I was given the opportunity to speak at AWS re:Invent 2013, on Wednesday, Nov. 13th, about how we extract maximum performance, across our organization, from Redshift. You can find the slides here, and my voice-over, though not identical, is mostly captured by the notes in those slides.
The talk, in brief, was about the technical features of Redshift that allow us to write, run, and maintain many thousands of lines of SQL that run over hundreds of billions of rows at a time. I stayed away from nitty-gritty details in the talk, since I only had 15 minutes, and tried to focus on high-level take-aways:
- SQL is code, so treat it like the rest of your code. It has to be clean, factored, and documented. Use CTEs to break queries into logical chunks. Use window functions to express complex ideas succinctly.
- Redshift is an MPP system with fast IO, fast sorting, and lots of storage. Use this to your advantage by storing multiple different sort orders of your data if you have different access patterns. Materialize shared intermediates so many queries can take advantage of them.
- Redshift has excellent integration with S3. Use the fat pipes to cheaply materialize query intermediates for debugging. Use the one-click snapshot feature to open up experimentation with schema, data layout, and column compression.
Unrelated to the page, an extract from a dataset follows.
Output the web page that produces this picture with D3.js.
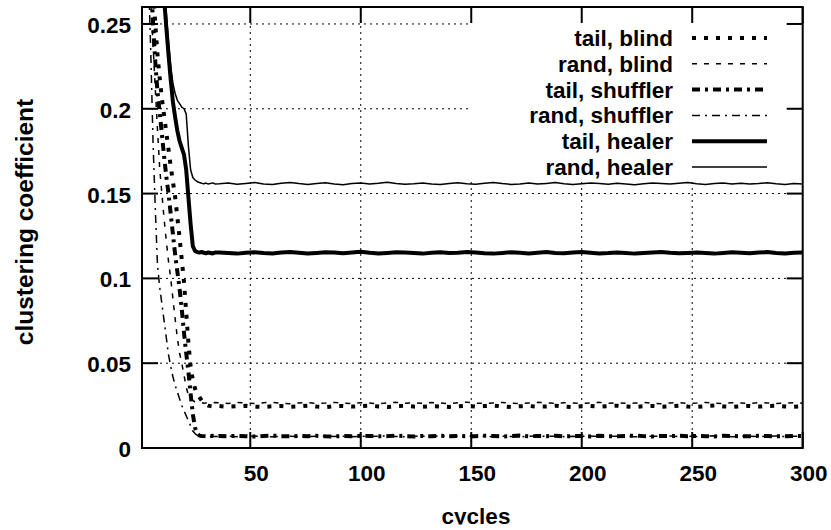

If it doesn’t work out, you revert to your old snapshot.
- Use the operational simplicity of Redshift to be frugal. Turn over the responsibility of managing cluster lifecycles to the people that use them. For instance, devs and QA rarely need their clusters when the workday is done. The dashboards are such a no-brainer that it’s barely a burden to have them turn off and start up their own clusters. Allow users to take responsibility for their cluster, and they will become more responsible about using their cluster.
- Use the operational simplicity of Redshift to be more aware. With just a few clicks, you can launch differently sized clusters and evaluate your reports and queries against all of them. Quantify the cost of your queries in time and money.
- It’s a managed service: stop worrying about nodes and rows and partitions and compression! Get back to business value:
- How long does the customer have to wait?
- How much does this report cost?
- How do I make my staff more productive?
- How do I minimize my technical debt?